Knox, sweating profusely, set up a battery and directed his gunners in holding off British advances with accurate shots. The thundering guns licked out blasts of flame and smoke that turned the hot air thick and sour. For a while, the gut-punching boom of artillery dominated the action. The stunning noise was louder than ears could hear. It was “the severest cannonade,” a newspaper correspondent observed, “that it is thought ever happened in America.”30
Around six in the evening, Clinton saw that he could neither break through nor outmaneuver his enemy. He decided to end the engagement. Wayne urged a counterattack, but Washington realized that his men were “beat out with heat and fatigue.” The troops slumped to the ground in their sweat-salted clothes, still in line of battle and muskets at the ready. Dead bodies lay where they had fallen.
Washington himself stretched out under a large oak tree just behind the lines. Lafayette shared his cloak. When the sky brightened, there was no one to attack. Clinton had kept his campfires burning as he slipped quietly toward safety in New York.
After Monmouth, Anthony Wayne found himself famous. Washington reported to Congress that all his officers had performed superbly, but singled out Wayne, “whose good conduct and bravery thro’ the whole action, deserves particular commendation.”31 Having dreamed of military glory since his days on the schoolyard, Anthony Wayne had finally achieved it.
Lee had led his men poorly, but having saved his command from destruction, he felt that he hardly deserved an ignominious dressing down from the commander in chief. He waited for Washington’s apology. When it did not come, he wrote a series of ill-considered, vituperative letters to his superior, labeling his Excellency’s most trusted advisers “dirty earwigs” and referring to Washington’s “tinsel dignity.” He demanded a court-martial to clear his name. Washington gave it to him. Lee’s fellow officers convicted him of disobeying orders, instigating a disorderly retreat, and disrespecting the commander. His punishment was a one-year suspension from the service. He would continue to hector Congress until the members dismissed him from the army altogether.
The Battle of Monmouth Courthouse, militarily a draw, had demonstrated the pride and discipline that Steuben’s drills had instilled into the American soldiers. They had stood in the open field against Britain’s best and acquitted themselves favorably. The winter’s ordeal had prompted Washington to trust, even to love, the ordinary soldiers who served under him. They had shown “incomparable patience and fidelity,” he wrote.32 His generals had also proven their growing capability. Washington had gathered around him a cadre of loyal and effective senior officers: Greene, Knox, Stirling, Steuben, Lafayette.

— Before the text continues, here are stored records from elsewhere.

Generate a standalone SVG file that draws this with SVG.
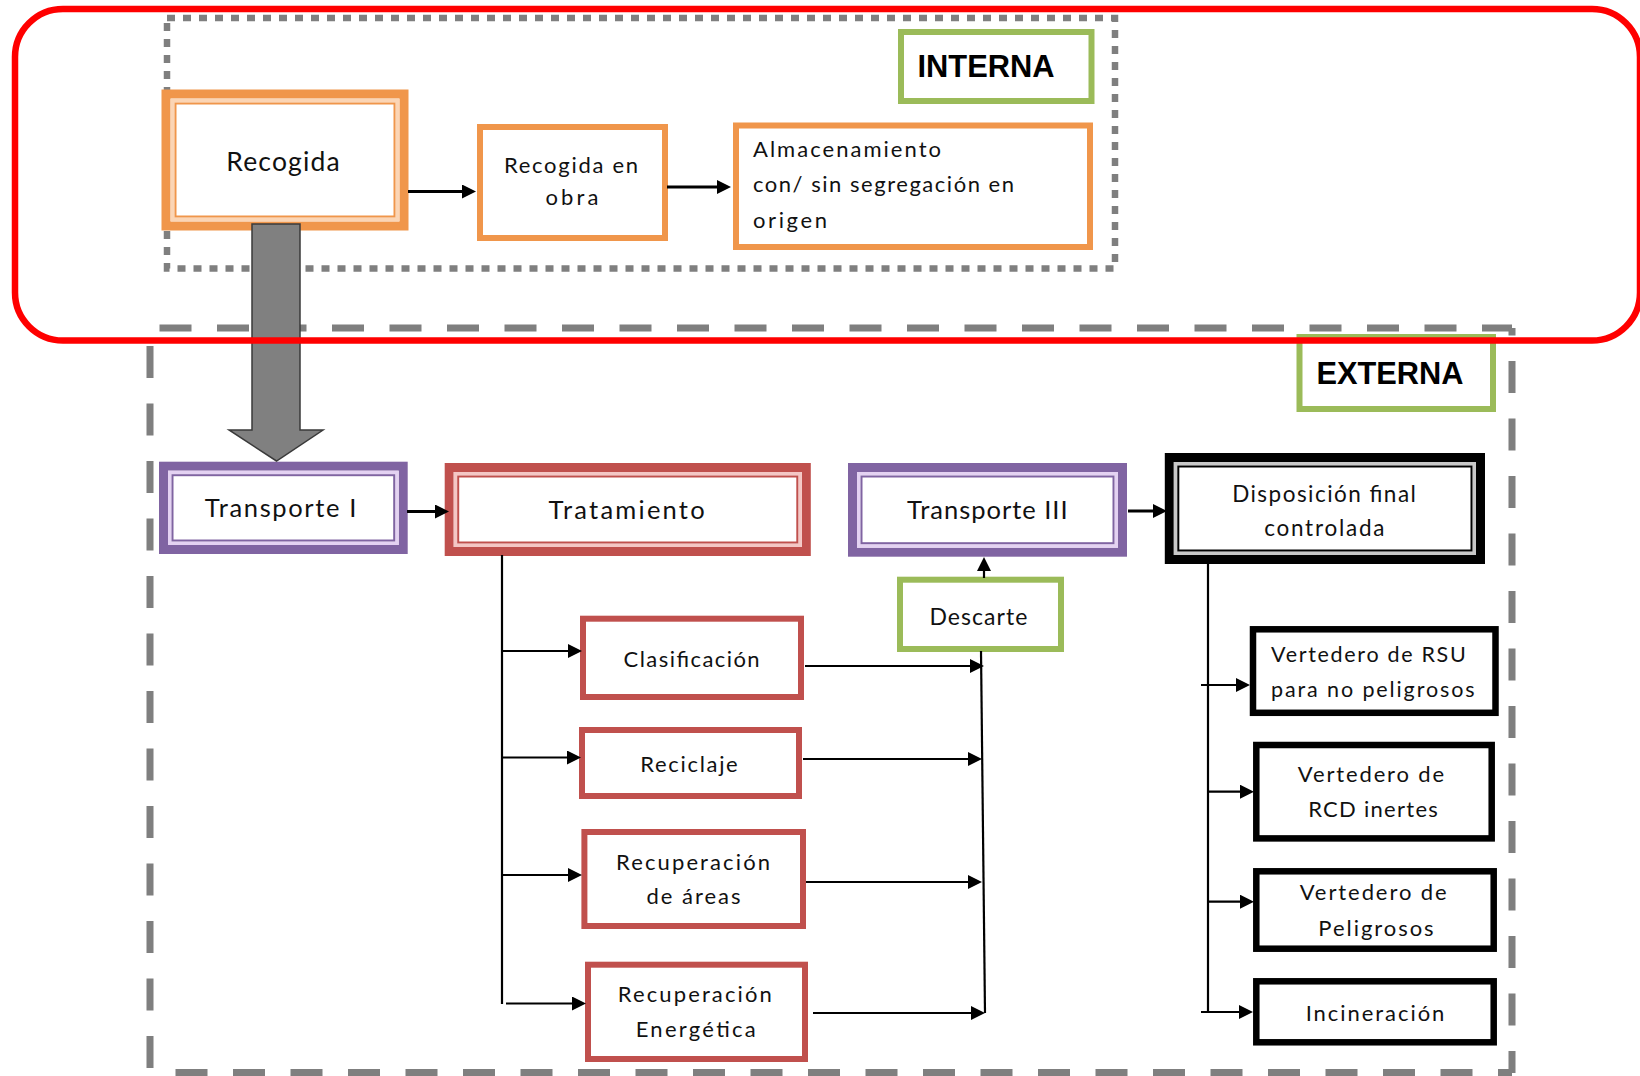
<svg xmlns="http://www.w3.org/2000/svg" width="1640" height="1076" viewBox="0 0 1640 1076">
<style>
  text { font-family: Lato, "Liberation Sans", sans-serif; fill: #111; }
  .c { text-anchor: middle; }
  .big { font-size: 25.5px; }
  .sm { font-size: 22px; }
  .lbl { font-family: "Liberation Sans", Arial, sans-serif; font-weight: bold; font-size: 30.5px; text-anchor: middle; fill: #000; }
  .dot { fill: none; stroke: #7f7f7f; stroke-width: 6.5; stroke-dasharray: 8 8; }
  .dash { fill: none; stroke: #7f7f7f; stroke-width: 7; stroke-dasharray: 32 25.5; }
  .or { fill: #fff; stroke: #f0964b; stroke-width: 6; }
  .rd { fill: #fff; stroke: #c0504d; stroke-width: 6; }
  .gr { fill: #fff; stroke: #9bbb59; stroke-width: 6; }
  .bk { fill: #fff; stroke: #000; stroke-width: 6.5; }
  .o1 { fill: #fff; stroke-width: 9; }
  .o2 { fill: none; stroke-width: 3.5; }
  .o3 { fill: #fff; stroke-width: 2; }
  .conn path { fill: none; stroke: #000; }
  .t { stroke-width: 3; }
  .n { stroke-width: 2.2; }
</style>
<defs>
  <marker id="ah" markerUnits="userSpaceOnUse" markerWidth="14" markerHeight="14" refX="2" refY="7" orient="auto">
    <path d="M0,0 L14,7 L0,14 z" fill="#000"/>
  </marker>
</defs>

<rect width="1640" height="1076" fill="#fff"/>

<!-- zones -->
<g id="zona-interna">
  <rect class="dot" x="167" y="18" width="948" height="250.5"/>
</g>
<g id="zona-externa">
  <line class="dash" x1="150" y1="328" x2="1512" y2="328" stroke-dashoffset="48"/>
  <line class="dash" x1="150" y1="328" x2="150" y2="1073" stroke-dashoffset="39.5"/>
  <line class="dash" x1="1512" y1="328" x2="1512" y2="1073" stroke-dashoffset="24.5"/>
  <line class="dash" x1="150" y1="1072.5" x2="1512" y2="1072.5" stroke-dashoffset="32"/>
</g>

<!-- labels -->
<g id="interna">
  <rect class="gr" x="901" y="32" width="190.5" height="69"/>
  <text class="lbl" x="986" y="77" textLength="137" lengthAdjust="spacingAndGlyphs">INTERNA</text>
</g>
<g id="externa">
  <rect class="gr" x="1299.5" y="337" width="193.5" height="72"/>
  <text class="lbl" x="1390" y="383.5" textLength="147" lengthAdjust="spacingAndGlyphs">EXTERNA</text>
</g>

<!-- nodes -->
<g id="recogida">
  <rect class="o1" x="166" y="94" width="238" height="132" stroke="#f0964b"/>
  <rect class="o2" x="172.75" y="100.75" width="224.5" height="118.5" stroke="#fbd5b5"/>
  <rect class="o3" x="175.5" y="103.5" width="219" height="113" stroke="#f0964b"/>
  <text class="c" x="283" y="171" font-size="26.5" textLength="113.5" lengthAdjust="spacing">Recogida</text>
</g>
<g id="recogida-obra">
  <rect class="or" x="480" y="127" width="185" height="111"/>
  <text class="c sm" x="571" y="173" font-size="22.5" textLength="134" lengthAdjust="spacing">Recogida en</text>
  <text class="c sm" x="572" y="205" textLength="53" lengthAdjust="spacing">obra</text>
</g>
<g id="almacenamiento">
  <rect class="or" x="736" y="125.5" width="354" height="121.5"/>
  <text class="sm" x="753" y="157.3" textLength="188" lengthAdjust="spacing">Almacenamiento</text>
  <text class="sm" x="753" y="191.7" textLength="261" lengthAdjust="spacing">con/ sin segregación en</text>
  <text class="sm" x="753" y="228" textLength="74" lengthAdjust="spacing">origen</text>
</g>

<g id="transporte1">
  <rect class="o1" x="163.5" y="466.2" width="239.7" height="83.3" stroke="#8064a2"/>
  <rect class="o2" x="169.75" y="472.45" width="227.2" height="70.8" stroke="#e4d2f2"/>
  <rect class="o3" x="172.5" y="475.2" width="221.7" height="65.3" stroke="#8064a2"/>
  <text class="c big" x="280.6" y="516.7" textLength="151.5" lengthAdjust="spacing">Transporte I</text>
</g>
<g id="tratamiento">
  <rect class="o1" x="449.2" y="467.5" width="357.1" height="84" stroke="#c0504d"/>
  <rect class="o2" x="455.45" y="473.75" width="344.6" height="71.5" stroke="#f4c7c5"/>
  <rect class="o3" x="458.2" y="476.5" width="339.1" height="66" stroke="#c0504d"/>
  <text class="c big" x="626.6" y="519" textLength="156" lengthAdjust="spacing">Tratamiento</text>
</g>
<g id="transporte3">
  <rect class="o1" x="852.5" y="467.5" width="270" height="84.7" stroke="#8064a2"/>
  <rect class="o2" x="858.75" y="473.75" width="257.5" height="72.2" stroke="#e4d2f2"/>
  <rect class="o3" x="861.5" y="476.5" width="252" height="66.7" stroke="#8064a2"/>
  <text class="c big" x="987.3" y="519.3" textLength="160.5" lengthAdjust="spacing">Transporte III</text>
</g>
<g id="disposicion">
  <rect class="o1" x="1169.3" y="457.5" width="311.2" height="102" stroke="#000"/>
  <rect class="o2" x="1175.55" y="463.75" width="298.7" height="89.5" stroke="#c8c8c8"/>
  <rect class="o3" x="1178.3" y="466.5" width="293.2" height="84" stroke="#000"/>
  <text class="c" x="1324" y="502.3" font-size="22.5" textLength="183.7" lengthAdjust="spacing">Disposición final</text>
  <text class="c" x="1324.3" y="535.7" font-size="22.5" textLength="120.3" lengthAdjust="spacing">controlada</text>
</g>
<g id="descarte">
  <rect class="gr" x="900" y="579.7" width="161" height="69.3"/>
  <text class="c" x="978.4" y="625" font-size="23" textLength="98" lengthAdjust="spacing">Descarte</text>
</g>

<g id="clasificacion">
  <rect class="rd" x="583" y="618.7" width="218" height="78.3"/>
  <text class="c sm" x="691.6" y="666.7" textLength="136" lengthAdjust="spacing">Clasificación</text>
</g>
<g id="reciclaje">
  <rect class="rd" x="582" y="730" width="217" height="66"/>
  <text class="c sm" x="689" y="771.7" textLength="97.4" lengthAdjust="spacing">Reciclaje</text>
</g>
<g id="recuperacion-areas">
  <rect class="rd" x="584.4" y="832" width="218.6" height="94"/>
  <text class="c sm" x="693" y="870" textLength="154" lengthAdjust="spacing">Recuperación</text>
  <text class="c sm" x="693.5" y="904" textLength="94" lengthAdjust="spacing">de áreas</text>
</g>
<g id="recuperacion-energetica">
  <rect class="rd" x="588" y="964.7" width="217" height="94.3"/>
  <text class="c sm" x="694.8" y="1002.3" textLength="154" lengthAdjust="spacing">Recuperación</text>
  <text class="c sm" x="695.7" y="1037.3" textLength="120" lengthAdjust="spacing">Energética</text>
</g>

<g id="vertedero-rsu">
  <rect class="bk" x="1253" y="629.3" width="242.5" height="83.5"/>
  <text class="c" x="1368.4" y="661.7" font-size="21.5" textLength="194.8" lengthAdjust="spacing">Vertedero de RSU</text>
  <text class="c" x="1372.8" y="696.7" font-size="21.5" textLength="203.7" lengthAdjust="spacing">para no peligrosos</text>
</g>
<g id="vertedero-rcd">
  <rect class="bk" x="1256.3" y="745" width="235.4" height="93.4"/>
  <text class="c sm" x="1371" y="781.7" textLength="146.3" lengthAdjust="spacing">Vertedero de</text>
  <text class="c sm" x="1373" y="817.3" textLength="129.7" lengthAdjust="spacing">RCD inertes</text>
</g>
<g id="vertedero-peligrosos">
  <rect class="bk" x="1256.3" y="871.3" width="237.4" height="77.4"/>
  <text class="c sm" x="1373.2" y="900" textLength="147" lengthAdjust="spacing">Vertedero de</text>
  <text class="c sm" x="1376" y="935.5" textLength="115.3" lengthAdjust="spacing">Peligrosos</text>
</g>
<g id="incineracion">
  <rect class="bk" x="1256.3" y="981.3" width="237.4" height="61"/>
  <text class="c sm" x="1375" y="1020.7" textLength="138.7" lengthAdjust="spacing">Incineración</text>
</g>

<!-- connectors -->
<g id="connectors" class="conn">
  <path class="t" d="M408,191.5 H464" marker-end="url(#ah)"/>
  <path class="t" d="M667,187 H719" marker-end="url(#ah)"/>
  <path class="t" d="M407,511.5 H437" marker-end="url(#ah)"/>
  <path class="n" d="M502,555 V1004"/>
  <path class="n" d="M502,651 H570" marker-end="url(#ah)"/>
  <path class="n" d="M502,757.5 H569" marker-end="url(#ah)"/>
  <path class="n" d="M502,875 H570" marker-end="url(#ah)"/>
  <path class="n" d="M506,1003.5 H574" marker-end="url(#ah)"/>
  <path class="n" d="M805,666 H972" marker-end="url(#ah)"/>
  <path class="n" d="M803,759 H970" marker-end="url(#ah)"/>
  <path class="n" d="M806,882 H970" marker-end="url(#ah)"/>
  <path class="n" d="M813,1013 H973" marker-end="url(#ah)"/>
  <path class="n" d="M981,651 L985,1013"/>
  <path class="n" d="M984,578 V569" marker-end="url(#ah)"/>
  <path class="t" d="M1128,511 H1155" marker-end="url(#ah)"/>
  <path class="n" d="M1208,564 V1012"/>
  <path class="n" d="M1201,685 H1238" marker-end="url(#ah)"/>
  <path class="n" d="M1208,791.7 H1242" marker-end="url(#ah)"/>
  <path class="n" d="M1208,901.7 H1242" marker-end="url(#ah)"/>
  <path class="n" d="M1201,1012 H1241" marker-end="url(#ah)"/>
  <polygon id="flecha-transporte" points="252,224 300,224 300,430 323,430 276.5,461 229,430 252,430" fill="#808080" stroke="#3a3a3a" stroke-width="1.5"/>
</g>

<!-- highlight -->
<rect x="15" y="9" width="1625" height="331.5" rx="48" ry="48" fill="none" stroke="#ff0000" stroke-width="6.5"/>
</svg>
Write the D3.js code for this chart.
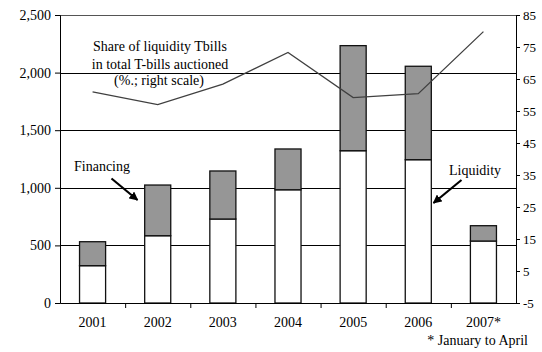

Now, after two long years of fighting, both armies had returned to almost the identical positions they had held in the autumn of 1776: the British fortified in New York City, the Americans hovering around them in the Hudson Highlands and New Jersey. Although none knew it at the time, Monmouth, the longest battle of the entire war, was to be the last major clash in the north. As Washington waited in a “disagreeable state of suspence,” the strategic axis of the conflict was about to shift.